Jim Watt, who was in the crowd to welcome Trudeau, said Stanton has been a good MP, but he thinks it is time for a change. Still, he said the area is a challenge for Liberals.
“Oh yeah, this is rural Ontario,” he said. “This is where the traditional Conservative vote is, for sure. I think the people that have been brought up with the Conservatives, their parents were Conservative and they continue on with that tradition, and small-business people too.”
There were also climate activists there, including Daniel Tucker, 20, who said he has spent every Friday raising awareness about climate change outside city hall.
Tucker, who was inspired in part by Greta Thunberg, the young Swedish activist who has been leading climate rallies around the world, said he does not think the Liberal platform is strong enough to combat global warming.

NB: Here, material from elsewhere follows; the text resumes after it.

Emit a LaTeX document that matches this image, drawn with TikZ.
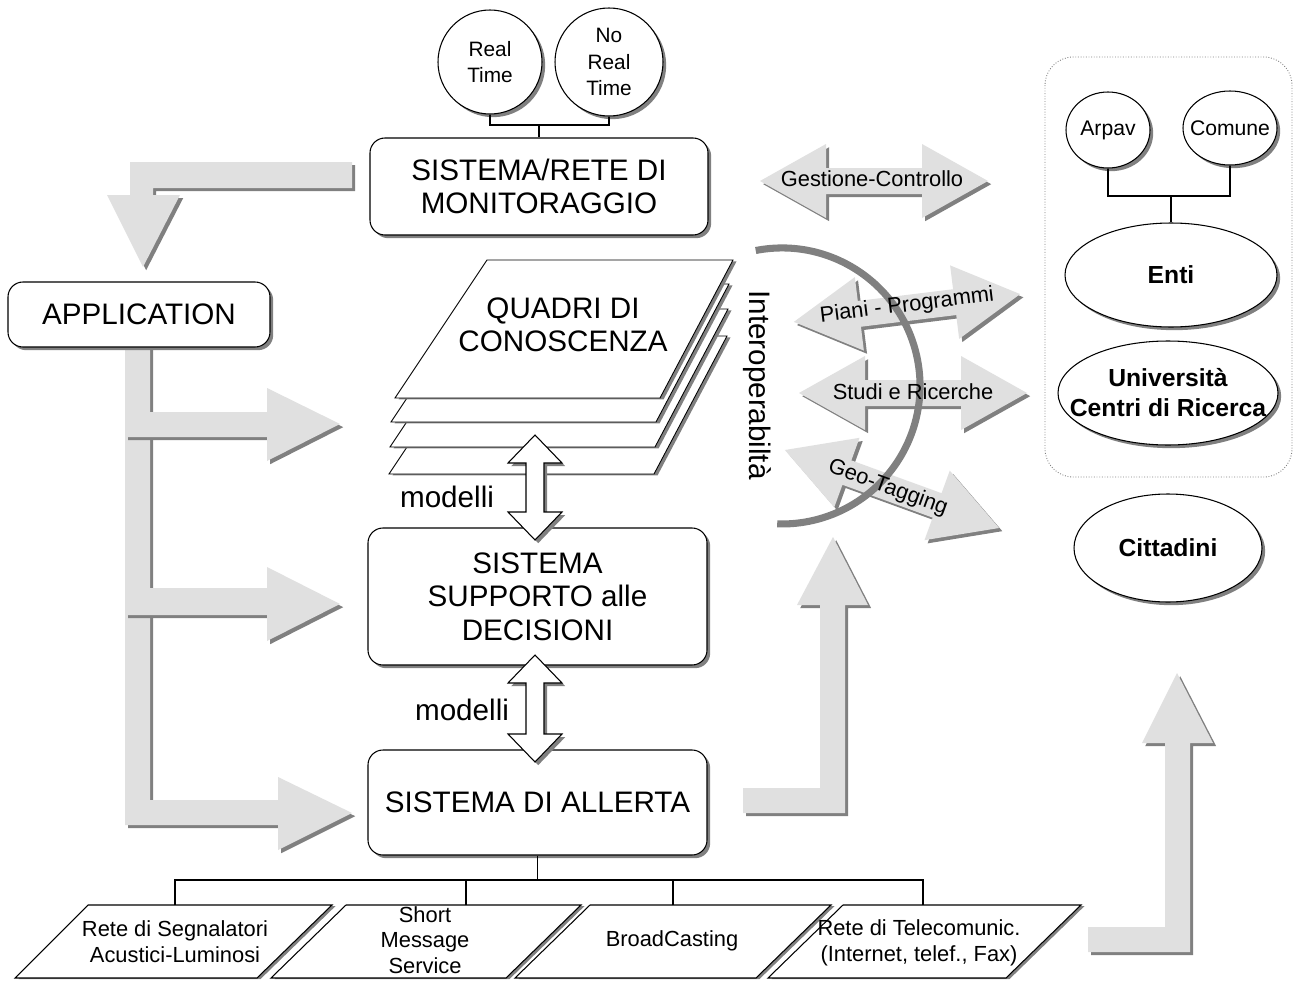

“The analogy that I like to use is that there is a meteorite coming and there is a bunch of people arguing whether or not it exists,” he said. “We need to act like this is an emergency.”
Earlier Friday, Trudeau stopped in Markham, Ont., where he signed a shovel to indicate his support for the Toronto area’s Yonge subway extension, unbeknownst to the media covering the Liberal campaign, who are travelling on a separate bus.
Markham Mayor Frank Scarpitti, who has called on all federal party leaders to commit to starting construction on the extension before the next election should they hold power after the Oct. 21 vote, shared a video of Trudeau signing the shovel on Twitter.
Conservative Leader Andrew Scheer has also committed to helping fund the extension.
Ontario Premier Doug Ford’s $28.5-billion transit expansion plan includes $5.6 billion for the Yonge extension. Ford has said he wants the federal government to join Toronto and York Region to help pay for it, but has conceded the province will foot the bill if needed.
The expanded Yonge line would add 7.4 kilometres of new light rail that would connect Toronto to the fast-growing regions of Richmond Hill, Markham and Vaughan.